Final Checklist — Before You Go Live

Run through this list to ensure your S3 ingestion is correctly configured and reliable.

  1. Agent Mapping
  • Confirm each file includes a valid "agent_id" that exists in the platform.
  • Spot-check 1–2 files to ensure the agent_id matches the intended agent.
  1. JSON Schema & Encoding
  • Validate your JSON/JSONL with a linter.
  • Verify ISO-8601 timestamps (YYYY-MM-DDTHH:MM:SSZ).
  • Ensure UTF-8 encoding and no stray BOM characters.
  1. S3 Pathing & Naming
  • Use a consistent prefix (e.g., conversations/YYYY/MM/DD/).
  • Filenames are unique and stable; include dates or IDs to avoid collisions.
  1. Permissions & Security
  • Bucket policy grants ListBucket (scoped to prefix) and GetObject to the ingestion principal.
  • (If used) KMS permissions allow decrypt for the same principal.
  • No write/delete permissions granted to the ingestion principal (read-only).
  • PII/Compliance: decide what to redact via missing_info and enable relevant validators.
  1. Data Import Configuration
  • Settings → Data Import → S3 Source is added and shows the correct bucket path.
  • Source status is “Enabled”; Last Discovery timestamp is recent.
  • Daily limits understood (e.g., 500 MB) and file size ≤ 50 MB.

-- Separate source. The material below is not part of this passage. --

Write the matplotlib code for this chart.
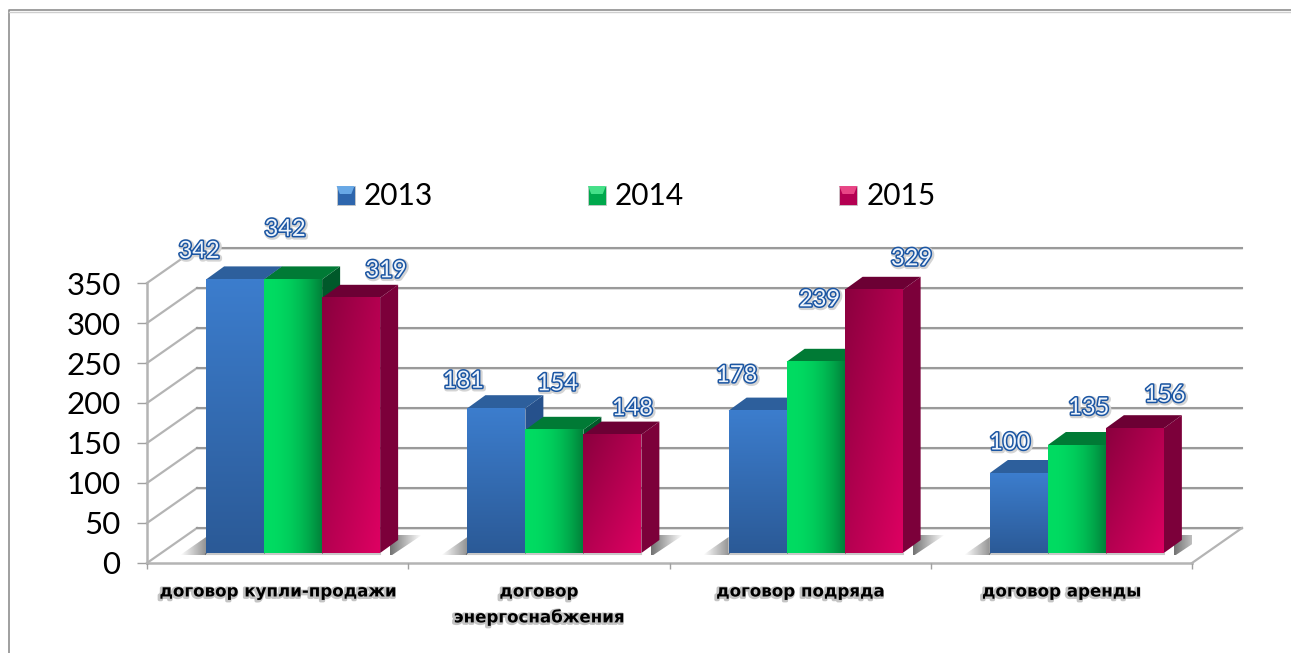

  1. Dry Run / Sample Ingestion
  • Upload a small sample file to the configured prefix.
  • Wait for the hourly scan (or use Refresh if available).
  • Verify Daily Usage increases and the file is listed as discovered/ingested.
  1. Post-Ingestion Verification
  • Go to AI Admin Panel → Conversation Analysis.
  • Find the sample by conversation_id/agent_id and confirm messages, logs, and user_data render correctly.
  • Review any validation alerts or quality scores.
  1. De-duplication & Idempotency
  • Ensure each conversation has a unique conversation_id.
  • Re-upload test with the same ID to confirm the platform ignores duplicates (or behaves as expected).
  1. Monitoring & Alerts
  • Decide who monitors Data Import (owners, frequency).
  • (If available) Configure alerting for failures/timeouts.
  • Document a quick “what to check first” when ingestion fails.
  1. Retention & Lifecycle
  • S3 Lifecycle rules in place (archive/delete after X days).
  • Keep at least 7 days of history for troubleshooting.
  1. Disable/Remove Playbook
  • Know how to pause ingestion (Disable) during maintenance.
  • Know how to Remove the source safely without affecting existing S3 data.
  1. Go-live gate:
  • Sample files ingested and visible in Conversation Analysis.
  • No schema errors; validators behave as expected.
  • Team acknowledges limits, monitoring plan, and rollback steps.